Data section:
==============================

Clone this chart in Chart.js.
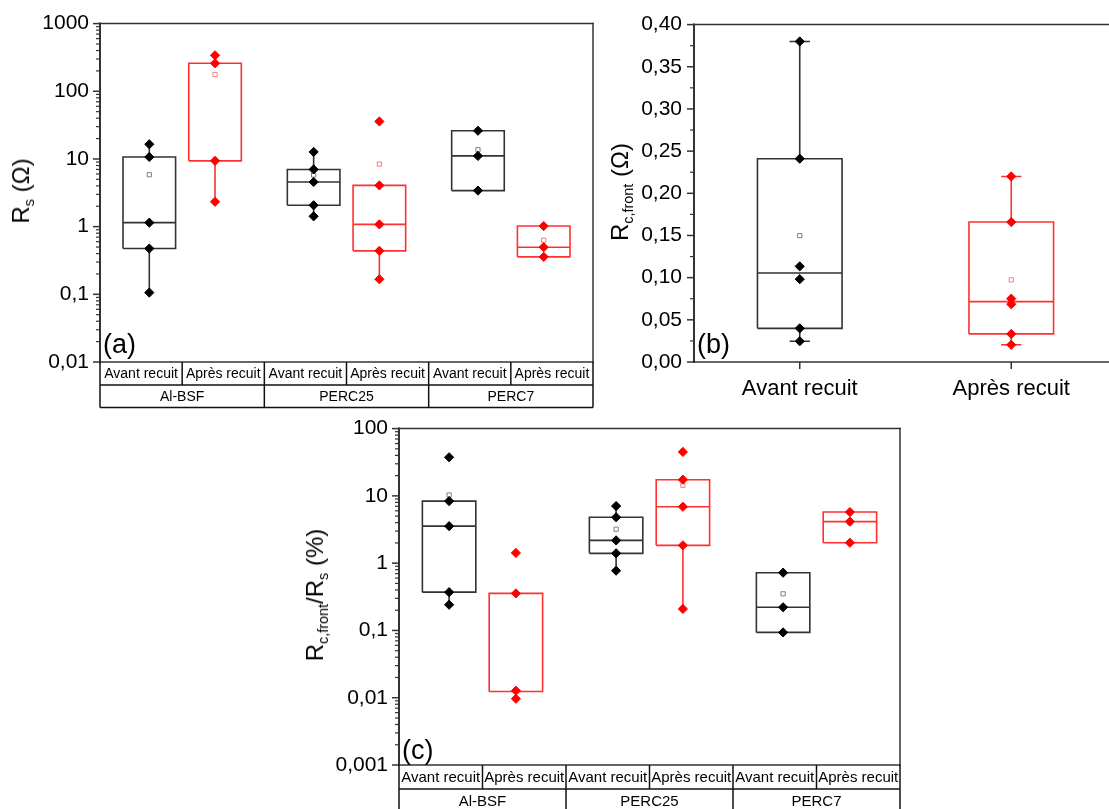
<!DOCTYPE html>
<html>
<head>
<meta charset="utf-8">
<script src="https://cdn.jsdelivr.net/npm/chart.js@4.4.1/dist/chart.umd.min.js"></script>
<style>
html,body{margin:0;padding:0;width:1109px;height:809px;overflow:hidden;background:#fff;font-family:"Liberation Sans",Arial,sans-serif;}
.panel{position:absolute;}
.panel canvas{display:block;}
.ytitle{position:absolute;white-space:nowrap;font-size:24px;color:#000;transform:translate(-50%,-50%) rotate(-90deg);line-height:1;}
.ytitle sub{font-size:0.6em;vertical-align:-0.35em;line-height:0;}
</style>
</head>
<body>
<div class="panel" style="left:0;top:0;"><canvas id="ca" width="600" height="412"></canvas></div>
<div class="panel" style="left:600px;top:0;"><canvas id="cb" width="530" height="412"></canvas></div>
<div class="panel" style="left:299px;top:405px;"><canvas id="cc" width="607" height="410"></canvas></div>
<div class="ytitle" style="left:21px;top:191px;">R<sub>s</sub> (Ω)</div>
<div class="ytitle" style="left:620px;top:192px;">R<sub>c,front</sub> (Ω)</div>
<div class="ytitle" style="left:315px;top:595px;">R<sub>c,front</sub>/R<sub>s</sub> (%)</div>
<script>
// ---------------- shared categories ----------------
const groups = ['Al-BSF', 'PERC25', 'PERC7'];
const conditions = ['Avant recuit', 'Après recuit'];

// ---------------- Panel (a): Rs (Ω) ----------------
const rsTickValues = [0.01, 0.1, 1, 10, 100, 1000];
const rsTickLabels = ['0,01', '0,1', '1', '10', '100', '1000'];
const rsAvantPoints = [[16.5, 10.7, 1.145, 0.475, 0.106], [12.7, 7.0, 4.57, 2.07, 1.42], [26.1, 11.1, 3.41]];
const rsAvantQ1 = [0.475, 2.07, 3.41];
const rsAvantMedian = [1.145, 4.57, 11.1];
const rsAvantQ3 = [10.7, 7.0, 26.1];
const rsAvantWhiskerLow = [0.106, 1.42, null];
const rsAvantWhiskerHigh = [16.5, 12.7, null];
const rsAvantMean = [5.85, 5.79, 13.7];
const rsApresPoints = [[340, 259, 9.38, 2.33], [35.8, 4.07, 1.08, 0.439, 0.167], [1.02, 0.497, 0.358]];
const rsApresQ1 = [9.38, 0.439, 0.358];
const rsApresMedian = [null, 1.08, 0.497];
const rsApresQ3 = [259, 4.07, 1.02];
const rsApresWhiskerLow = [2.33, 0.167, null];
const rsApresWhiskerHigh = [340, null, null];
const rsApresMean = [177, 8.39, 0.63];

// ---------------- Panel (b): Rc,front (Ω) ----------------
const rcTickValues = [0, 0.05, 0.10, 0.15, 0.20, 0.25, 0.30, 0.35, 0.40];
const rcTickLabels = ['0,00', '0,05', '0,10', '0,15', '0,20', '0,25', '0,30', '0,35', '0,40'];
const rcAvantPoints = [0.380, 0.241, 0.1134, 0.0982, 0.0399, 0.0246];
const rcApresPoints = [0.220, 0.1659, 0.0751, 0.0685, 0.0333, 0.0204];
const rcQ1 = [0.0399, 0.0333];
const rcMedian = [0.1056, 0.0716];
const rcQ3 = [0.241, 0.1659];
const rcWhiskerLow = [0.0246, 0.0204];
const rcWhiskerHigh = [0.380, 0.220];
const rcMean = [0.1498, 0.0974];

// ---------------- Panel (c): Rc,front/Rs (%) ----------------
const ratioTickValues = [0.001, 0.01, 0.1, 1, 10, 100];
const ratioTickLabels = ['0,001', '0,01', '0,1', '1', '10', '100'];
const ratioAvantPoints = [[37.5, 8.36, 3.55, 0.371, 0.241], [7.06, 4.81, 2.18, 1.40, 0.773], [0.722, 0.221, 0.0935]];
const ratioAvantQ1 = [0.371, 1.40, 0.0935];
const ratioAvantMedian = [3.55, 2.18, 0.221];
const ratioAvantQ3 = [8.36, 4.81, 0.722];
const ratioAvantWhiskerLow = [0.241, 0.773, null];
const ratioAvantWhiskerHigh = [null, 7.06, null];
const ratioAvantMean = [10.3, 3.2, 0.35];
const ratioApresPoints = [[1.42, 0.355, 0.0127, 0.00966], [45, 17.4, 6.89, 1.84, 0.209], [5.75, 4.15, 2.01]];
const ratioApresQ1 = [0.0124, 1.84, 2.01];
const ratioApresMedian = [null, 6.89, 4.15];
const ratioApresQ3 = [0.355, 17.4, 5.75];
const ratioApresWhiskerLow = [null, 0.209, null];
const ratioApresWhiskerHigh = [null, null, null];
const ratioApresMean = [null, 14.4, 3.97];

// ---------------- styling ----------------
const FONT = '"Liberation Sans", Arial, sans-serif';
Chart.defaults.font.family = FONT;
Chart.defaults.color = '#000';
const STY = {
  avant: { line: '#333333', point: '#000000', mean: '#808080' },
  apres: { line: '#ff3030', point: '#ff0000', mean: '#ff7a7a' }
};

function boxDatasets(xs, s, st, halfW, capW) {
  const line = [], pts = [], means = [];
  const gap = () => { if (line.length) line.push({ x: null, y: null }); };
  xs.forEach((x, i) => {
    gap();
    line.push({ x: x - halfW, y: s.q1[i] }, { x: x + halfW, y: s.q1[i] }, { x: x + halfW, y: s.q3[i] },
              { x: x - halfW, y: s.q3[i] }, { x: x - halfW, y: s.q1[i] });
    if (s.med[i] != null) { gap(); line.push({ x: x - halfW, y: s.med[i] }, { x: x + halfW, y: s.med[i] }); }
    if (s.hi[i] != null) {
      gap(); line.push({ x: x, y: s.q3[i] }, { x: x, y: s.hi[i] });
      if (capW) { gap(); line.push({ x: x - capW, y: s.hi[i] }, { x: x + capW, y: s.hi[i] }); }
    }
    if (s.lo[i] != null) {
      gap(); line.push({ x: x, y: s.q1[i] }, { x: x, y: s.lo[i] });
      if (capW) { gap(); line.push({ x: x - capW, y: s.lo[i] }, { x: x + capW, y: s.lo[i] }); }
    }
    s.points[i].forEach(v => pts.push({ x: x, y: v }));
    if (s.mean[i] != null) means.push({ x: x, y: s.mean[i] });
  });
  return [
    { data: line, showLine: true, borderColor: st.line, borderWidth: 1.6, pointRadius: 0, pointHoverRadius: 0,
      fill: false, spanGaps: false, borderJoinStyle: 'miter', order: 3 },
    { data: means, showLine: false, pointStyle: 'rect', pointRadius: 3, backgroundColor: '#ffffff',
      borderColor: st.mean, borderWidth: 1, order: 2 },
    { data: pts, showLine: false, pointStyle: 'rectRot', pointRadius: 4.6, backgroundColor: st.point,
      borderColor: st.point, borderWidth: 1, order: 1 }
  ];
}

const decor = {
  id: 'decor',
  afterDraw(chart, args, o) {
    const { ctx, chartArea: ca, scales } = chart;
    const ys = scales.y, xs = scales.x;
    ctx.save();
    ctx.strokeStyle = '#333';
    ctx.lineWidth = 1.5;
    ctx.lineCap = 'square';
    const L = (x1, y1, x2, y2) => { ctx.beginPath(); ctx.moveTo(x1, y1); ctx.lineTo(x2, y2); ctx.stroke(); };
    L(ca.left, ca.top, ca.right, ca.top);
    L(ca.right, ca.top, ca.right, ca.bottom);
    L(ca.left, ca.bottom, ca.right, ca.bottom);
    ctx.lineWidth = 2;
    L(ca.left, ca.top, ca.left, ca.bottom);
    ctx.lineWidth = 1.5;
    // y tick marks
    ctx.lineCap = 'butt';
    const major = o.yMajor;
    major.forEach(v => { const p = ys.getPixelForValue(v); L(ca.left - 7, p, ca.left, p); });
    const minor = [];
    for (let i = 0; i < major.length - 1; i++) {
      if (o.log) { for (let k = 2; k <= 9; k++) minor.push(k * major[i]); }
      else minor.push((major[i] + major[i + 1]) / 2);
    }
    ctx.lineWidth = 1.2;
    minor.forEach(v => { const p = ys.getPixelForValue(v); L(ca.left - 4, p, ca.left, p); });
    ctx.lineWidth = 1.5;
    // x tick marks
    if (o.xTicks) o.xTicks.forEach(v => { const p = xs.getPixelForValue(v); L(p, ca.bottom, p, ca.bottom + 7); });
    // category table
    if (o.table) {
      const t = o.table;
      const r1 = ca.bottom + t.row1, r2 = r1 + t.row2;
      ctx.strokeStyle = '#111';
      L(ca.left, r1, ca.right, r1);
      L(ca.left, r2, ca.right, r2);
      for (let i = 0; i <= 2 * t.groups.length; i++) {
        const p = xs.getPixelForValue(i);
        L(p, ca.bottom, p, i % 2 === 0 ? r2 : r1);
      }
      ctx.fillStyle = '#000';
      ctx.font = t.fontSize + 'px ' + FONT;
      ctx.textAlign = 'center';
      ctx.textBaseline = 'middle';
      t.groups.forEach((g, gi) => {
        t.conditions.forEach((c, ci) => {
          ctx.fillText(c, xs.getPixelForValue(2 * gi + ci + 0.5), (ca.bottom + r1) / 2 + 1);
        });
        ctx.fillText(g, xs.getPixelForValue(2 * gi + 1), (r1 + r2) / 2 + 1);
      });
    }
    // panel letter
    ctx.fillStyle = '#000';
    ctx.font = '27px ' + FONT;
    ctx.textAlign = 'left';
    ctx.textBaseline = 'alphabetic';
    ctx.fillText(o.letter, ca.left + 3, ca.bottom - o.letterOffset);
    ctx.restore();
  }
};

function yAxis(type, min, max, vals, labels, width, pad) {
  return {
    type: type, min: min, max: max, position: 'left',
    afterBuildTicks: s => { s.ticks = vals.map(v => ({ value: v })); },
    afterFit: s => { s.width = width; },
    ticks: { callback: (v, i) => labels[i], font: { size: 21, family: FONT }, color: '#000', padding: pad, autoSkip: false },
    grid: { display: false, drawTicks: false },
    border: { display: false }
  };
}

const baseOpts = (extra) => Object.assign({
  responsive: false, animation: false, devicePixelRatio: 1, events: [],
}, extra);

const groupX = (gi, ci) => 2 * gi + 1 + (ci === 0 ? -0.4 : 0.4);

// ---------- chart (a) ----------
new Chart(document.getElementById('ca'), {
  type: 'scatter',
  data: {
    datasets: [
      ...boxDatasets(groups.map((g, i) => groupX(i, 0)),
        { points: rsAvantPoints, q1: rsAvantQ1, med: rsAvantMedian, q3: rsAvantQ3, lo: rsAvantWhiskerLow, hi: rsAvantWhiskerHigh, mean: rsAvantMean },
        STY.avant, 0.32, 0),
      ...boxDatasets(groups.map((g, i) => groupX(i, 1)),
        { points: rsApresPoints, q1: rsApresQ1, med: rsApresMedian, q3: rsApresQ3, lo: rsApresWhiskerLow, hi: rsApresWhiskerHigh, mean: rsApresMean },
        STY.apres, 0.32, 0)
    ]
  },
  options: baseOpts({
    layout: { padding: { top: 21, right: 7, bottom: 50, left: 0 } },
    scales: {
      x: { type: 'linear', min: 0, max: 6, display: false },
      y: yAxis('logarithmic', 0.01, 1000, rsTickValues, rsTickLabels, 100, 11)
    },
    plugins: {
      legend: { display: false }, tooltip: { enabled: false },
      decor: { yMajor: rsTickValues, log: true, letter: '(a)', letterOffset: 9,
               table: { groups: groups, conditions: conditions, row1: 23, row2: 22.5, fontSize: 14 } }
    }
  }),
  plugins: [decor]
});

// ---------- chart (b) ----------
new Chart(document.getElementById('cb'), {
  type: 'scatter',
  data: {
    datasets: [
      ...boxDatasets([0],
        { points: [rcAvantPoints], q1: [rcQ1[0]], med: [rcMedian[0]], q3: [rcQ3[0]], lo: [rcWhiskerLow[0]], hi: [rcWhiskerHigh[0]], mean: [rcMean[0]] },
        STY.avant, 0.2, 0.048),
      ...boxDatasets([1],
        { points: [rcApresPoints], q1: [rcQ1[1]], med: [rcMedian[1]], q3: [rcQ3[1]], lo: [rcWhiskerLow[1]], hi: [rcWhiskerHigh[1]], mean: [rcMean[1]] },
        STY.apres, 0.2, 0.048)
    ]
  },
  options: baseOpts({
    layout: { padding: { top: 21, right: 13, bottom: 0, left: 0 } },
    scales: {
      x: {
        type: 'linear', min: -0.5, max: 1.5, position: 'bottom',
        afterBuildTicks: s => { s.ticks = conditions.map((c, i) => ({ value: i })); },
        afterFit: s => { s.height = 50; },
        ticks: { callback: (v, i) => conditions[i], font: { size: 22, family: FONT }, color: '#000', padding: 14, autoSkip: false, maxRotation: 0 },
        grid: { display: false, drawTicks: false },
        border: { display: false }
      },
      y: yAxis('linear', 0, 0.4, rcTickValues, rcTickLabels, 94, 12)
    },
    plugins: {
      legend: { display: false }, tooltip: { enabled: false },
      decor: { yMajor: rcTickValues, log: false, letter: '(b)', letterOffset: 9, xTicks: conditions.map((c, i) => i) }
    }
  }),
  plugins: [decor]
});

// ---------- chart (c) ----------
new Chart(document.getElementById('cc'), {
  type: 'scatter',
  data: {
    datasets: [
      ...boxDatasets(groups.map((g, i) => groupX(i, 0)),
        { points: ratioAvantPoints, q1: ratioAvantQ1, med: ratioAvantMedian, q3: ratioAvantQ3, lo: ratioAvantWhiskerLow, hi: ratioAvantWhiskerHigh, mean: ratioAvantMean },
        STY.avant, 0.32, 0),
      ...boxDatasets(groups.map((g, i) => groupX(i, 1)),
        { points: ratioApresPoints, q1: ratioApresQ1, med: ratioApresMedian, q3: ratioApresQ3, lo: ratioApresWhiskerLow, hi: ratioApresWhiskerHigh, mean: ratioApresMean },
        STY.apres, 0.32, 0)
    ]
  },
  options: baseOpts({
    layout: { padding: { top: 21, right: 6, bottom: 50, left: 0 } },
    scales: {
      x: { type: 'linear', min: 0, max: 6, display: false },
      y: yAxis('logarithmic', 0.001, 100, ratioTickValues, ratioTickLabels, 100, 11)
    },
    plugins: {
      legend: { display: false }, tooltip: { enabled: false },
      decor: { yMajor: ratioTickValues, log: true, letter: '(c)', letterOffset: 6,
               table: { groups: groups, conditions: conditions, row1: 24, row2: 23, fontSize: 15 } }
    }
  }),
  plugins: [decor]
});
</script>
</body>
</html>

==============================

Short task: Quote, exactly and only, the lines from the first line of the data above through the line containing "const conditions = ['Avant". The pictures do not belong in it.

Task solution:
Clone this chart in Chart.js.
<!DOCTYPE html>
<html>
<head>
<meta charset="utf-8">
<script src="https://cdn.jsdelivr.net/npm/chart.js@4.4.1/dist/chart.umd.min.js"></script>
<style>
html,body{margin:0;padding:0;width:1109px;height:809px;overflow:hidden;background:#fff;font-family:"Liberation Sans",Arial,sans-serif;}
.panel{position:absolute;}
.panel canvas{display:block;}
.ytitle{position:absolute;white-space:nowrap;font-size:24px;color:#000;transform:translate(-50%,-50%) rotate(-90deg);line-height:1;}
.ytitle sub{font-size:0.6em;vertical-align:-0.35em;line-height:0;}
</style>
</head>
<body>
<div class="panel" style="left:0;top:0;"><canvas id="ca" width="600" height="412"></canvas></div>
<div class="panel" style="left:600px;top:0;"><canvas id="cb" width="530" height="412"></canvas></div>
<div class="panel" style="left:299px;top:405px;"><canvas id="cc" width="607" height="410"></canvas></div>
<div class="ytitle" style="left:21px;top:191px;">R<sub>s</sub> (Ω)</div>
<div class="ytitle" style="left:620px;top:192px;">R<sub>c,front</sub> (Ω)</div>
<div class="ytitle" style="left:315px;top:595px;">R<sub>c,front</sub>/R<sub>s</sub> (%)</div>
<script>
// ---------------- shared categories ----------------
const groups = ['Al-BSF', 'PERC25', 'PERC7'];
const conditions = ['Avant recuit', 'Après recuit'];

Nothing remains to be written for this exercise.